According to Kumar Jain, director, Umedmal Tilokchand Zaveri, jewellery demand is very thin due to lean season.

“Consumers are opting for exchanging old jewellery with new ones. New gold is sold if consumers redeem their maturity money invested in the jeweller’s deposit scheme. Otherwise, business sentiment is very weak today,” said Jain.

Meanwhile, jewellery manufacturers have decided not to extend credit to retailers from January 1 next year amid fears of default. Earlier, they were extending credit for 90 days or more to retailers, depending upon their relationships. Most jewellery retailers survived on manufacturers’ credit.

“Looking at jewellers’ reported default in recent times, retailers might throw in their hands (default) by shutting down.
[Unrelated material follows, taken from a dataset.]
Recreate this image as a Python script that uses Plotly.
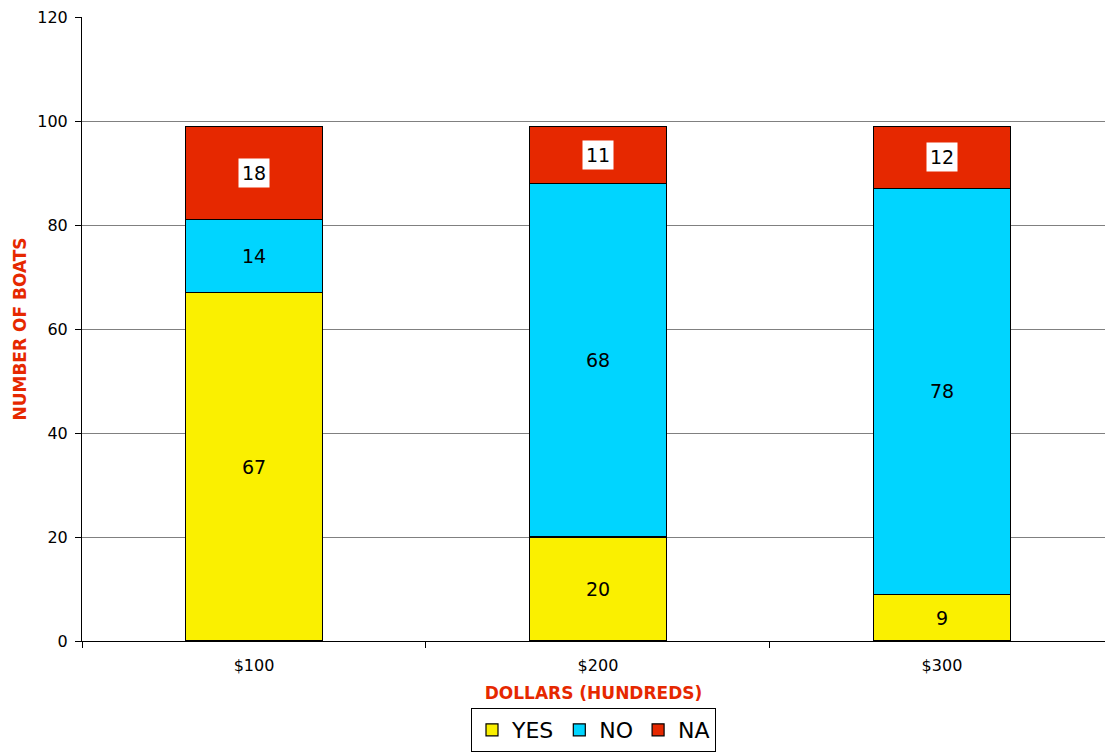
import plotly.graph_objects as go

categories = ["$100", "$200", "$300"]
yes_vals = [67, 20, 9]
no_vals = [14, 68, 78]
na_vals = [18, 11, 12]
y_ticks = [0, 20, 40, 60, 80, 100, 120]

colors = {"YES": "#faf000", "NO": "#00d5ff", "NA": "#e62800"}
font_family = "DejaVu Sans, Verdana, sans-serif"

fig = go.Figure()
for name, vals in [("YES", yes_vals), ("NO", no_vals), ("NA", na_vals)]:
    fig.add_trace(go.Bar(
        x=categories, y=vals, name=name,
        marker=dict(color=colors[name], line=dict(color="#000000", width=1.2)),
        width=0.4,
    ))

# value labels centred in each segment; NA labels sit on white boxes
for i, cat in enumerate(categories):
    base = 0
    for name, vals in [("YES", yes_vals), ("NO", no_vals), ("NA", na_vals)]:
        v = vals[i]
        fig.add_annotation(
            x=cat, y=base + v / 2, text=str(v), showarrow=False,
            font=dict(family=font_family, size=19, color="#000000"),
            bgcolor="#ffffff" if name == "NA" else "rgba(0,0,0,0)",
            borderpad=3,
        )
        base += v

fig.update_layout(
    barmode="stack",
    width=1105, height=754,
    margin=dict(l=82, r=0, t=17, b=113),
    paper_bgcolor="#ffffff", plot_bgcolor="#ffffff",
    font=dict(family=font_family, color="#000000"),
    showlegend=True,
    legend=dict(
        orientation="h", x=0.5, xanchor="center", y=-111 / 624, yanchor="bottom",
        traceorder="normal",
        bordercolor="#000000", borderwidth=1,
        font=dict(family=font_family, size=22, color="#000000"),
        itemwidth=30, tracegroupgap=0,
    ),
    bargap=0.6,
)

fig.update_xaxes(
    type="category", range=[-0.5, 2.474],
    tickson="boundaries", ticks="outside", ticklen=6, tickcolor="#000000",
    ticklabelstandoff=10,
    showline=True, linecolor="#000000", linewidth=1,
    showgrid=False,
    tickfont=dict(family=font_family, size=16, color="#000000"),
    title=dict(text="<b>DOLLARS (HUNDREDS)</b>", standoff=12,
               font=dict(family=font_family, size=17, color="#e62800")),
)
fig.update_yaxes(
    range=[0, 120], tickvals=y_ticks,
    ticks="outside", ticklen=6, tickcolor="#000000",
    ticklabelstandoff=4,
    showline=True, linecolor="#000000", linewidth=1,
    showgrid=True, gridcolor="#808080", gridwidth=1,
    zeroline=False,
    tickfont=dict(family=font_family, size=16, color="#000000"),
    title=dict(text="<b>NUMBER OF BOATS</b>", standoff=6,
               font=dict(family=font_family, size=17, color="#e62800")),
)

fig.write_html("out.html")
Thus, manufacturers’ credit extended to retailers would be at risk. Hence, as a precautionary measure, we have voluntarily decided that manufacturers must stop extending credit to retailers. Bullion dealers are anyway taking 100 per cent payment upfront for selling gold,” said Mehta.

While the halt in credit to retailers might hit jewellery retailers hard temporarily, serious and long-term players would face no problem, added Mehta.

The gold and jewellery industry is taking measures to end malpractices. Kochi-headquartered Goodwin Jewellers and Mumbai-based Raskilal Sankalchand Jewellers have allegedly defaulted on payment in the past two months.